»»

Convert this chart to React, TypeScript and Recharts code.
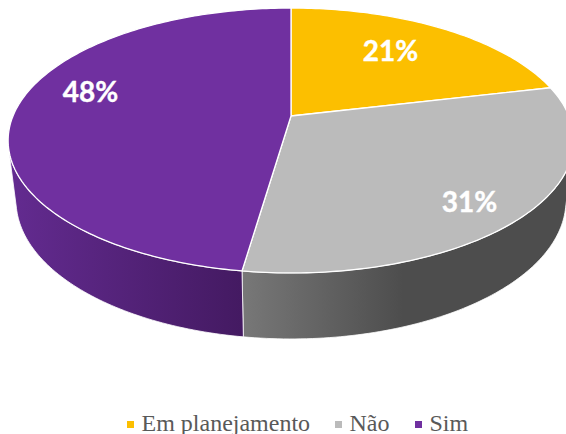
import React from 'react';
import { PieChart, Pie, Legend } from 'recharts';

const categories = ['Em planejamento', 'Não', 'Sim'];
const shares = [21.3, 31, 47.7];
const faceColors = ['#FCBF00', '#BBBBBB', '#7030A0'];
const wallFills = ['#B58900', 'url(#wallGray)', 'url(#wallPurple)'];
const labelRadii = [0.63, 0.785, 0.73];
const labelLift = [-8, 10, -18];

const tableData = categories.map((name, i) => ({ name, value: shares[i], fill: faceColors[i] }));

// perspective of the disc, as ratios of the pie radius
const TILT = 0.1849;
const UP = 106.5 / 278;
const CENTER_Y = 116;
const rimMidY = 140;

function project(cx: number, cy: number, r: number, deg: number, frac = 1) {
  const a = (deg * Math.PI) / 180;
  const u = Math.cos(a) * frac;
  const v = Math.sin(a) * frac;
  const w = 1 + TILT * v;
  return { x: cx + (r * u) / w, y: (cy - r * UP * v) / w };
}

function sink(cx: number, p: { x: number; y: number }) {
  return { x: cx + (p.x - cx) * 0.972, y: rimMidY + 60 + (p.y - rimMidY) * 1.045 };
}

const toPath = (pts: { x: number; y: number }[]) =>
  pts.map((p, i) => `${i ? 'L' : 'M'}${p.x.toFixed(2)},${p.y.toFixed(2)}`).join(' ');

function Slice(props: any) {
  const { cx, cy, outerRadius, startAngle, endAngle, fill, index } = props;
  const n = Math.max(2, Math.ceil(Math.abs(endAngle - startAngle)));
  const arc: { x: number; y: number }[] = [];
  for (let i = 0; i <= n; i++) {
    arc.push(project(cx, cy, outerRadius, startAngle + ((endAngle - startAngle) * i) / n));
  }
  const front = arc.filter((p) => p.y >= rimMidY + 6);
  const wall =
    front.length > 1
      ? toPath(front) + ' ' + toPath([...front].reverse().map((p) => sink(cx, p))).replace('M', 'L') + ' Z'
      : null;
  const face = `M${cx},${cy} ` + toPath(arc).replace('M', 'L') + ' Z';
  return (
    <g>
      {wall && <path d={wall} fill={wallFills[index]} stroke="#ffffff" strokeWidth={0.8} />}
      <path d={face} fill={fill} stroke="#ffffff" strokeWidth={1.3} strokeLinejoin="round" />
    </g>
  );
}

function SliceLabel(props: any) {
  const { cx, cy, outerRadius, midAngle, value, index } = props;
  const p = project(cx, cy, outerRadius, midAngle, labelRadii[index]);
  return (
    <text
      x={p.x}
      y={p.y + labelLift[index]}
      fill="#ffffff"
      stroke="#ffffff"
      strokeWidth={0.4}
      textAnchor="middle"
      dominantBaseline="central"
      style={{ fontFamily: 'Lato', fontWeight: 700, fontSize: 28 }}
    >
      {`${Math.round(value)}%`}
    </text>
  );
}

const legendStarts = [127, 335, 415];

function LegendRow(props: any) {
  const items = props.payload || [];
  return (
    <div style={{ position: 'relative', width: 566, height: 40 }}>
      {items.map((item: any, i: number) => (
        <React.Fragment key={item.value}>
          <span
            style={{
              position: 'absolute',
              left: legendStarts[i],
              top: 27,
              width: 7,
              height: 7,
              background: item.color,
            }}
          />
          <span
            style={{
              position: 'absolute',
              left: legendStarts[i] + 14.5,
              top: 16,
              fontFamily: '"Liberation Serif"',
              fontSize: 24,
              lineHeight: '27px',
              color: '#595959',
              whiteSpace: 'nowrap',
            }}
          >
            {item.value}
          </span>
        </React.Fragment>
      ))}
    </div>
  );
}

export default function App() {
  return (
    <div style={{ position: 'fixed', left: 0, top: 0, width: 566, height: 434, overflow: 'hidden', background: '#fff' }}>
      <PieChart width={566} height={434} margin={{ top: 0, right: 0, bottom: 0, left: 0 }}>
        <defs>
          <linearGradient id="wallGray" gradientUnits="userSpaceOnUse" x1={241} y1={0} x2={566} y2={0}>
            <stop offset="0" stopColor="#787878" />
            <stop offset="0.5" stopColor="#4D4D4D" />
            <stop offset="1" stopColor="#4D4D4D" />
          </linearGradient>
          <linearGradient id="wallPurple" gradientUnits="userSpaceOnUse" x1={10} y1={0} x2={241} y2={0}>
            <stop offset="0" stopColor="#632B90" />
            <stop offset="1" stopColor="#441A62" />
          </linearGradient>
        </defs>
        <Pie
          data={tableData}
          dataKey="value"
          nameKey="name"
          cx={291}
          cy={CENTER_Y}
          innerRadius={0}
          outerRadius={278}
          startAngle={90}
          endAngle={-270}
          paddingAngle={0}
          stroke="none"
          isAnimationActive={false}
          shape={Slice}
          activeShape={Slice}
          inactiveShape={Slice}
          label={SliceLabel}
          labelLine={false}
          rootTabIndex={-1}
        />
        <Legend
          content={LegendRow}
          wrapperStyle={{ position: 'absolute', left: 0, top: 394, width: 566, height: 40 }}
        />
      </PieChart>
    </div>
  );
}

««

PROBLEM TO SOLVE
Reproduce the material above from its first line through the line containing "PieChart, Pie, Legend", both ends included, and skip every picture.

THE REPLY
Convert this chart to React, TypeScript and Recharts code.
import React from 'react';
import { PieChart, Pie, Legend } from 'recharts';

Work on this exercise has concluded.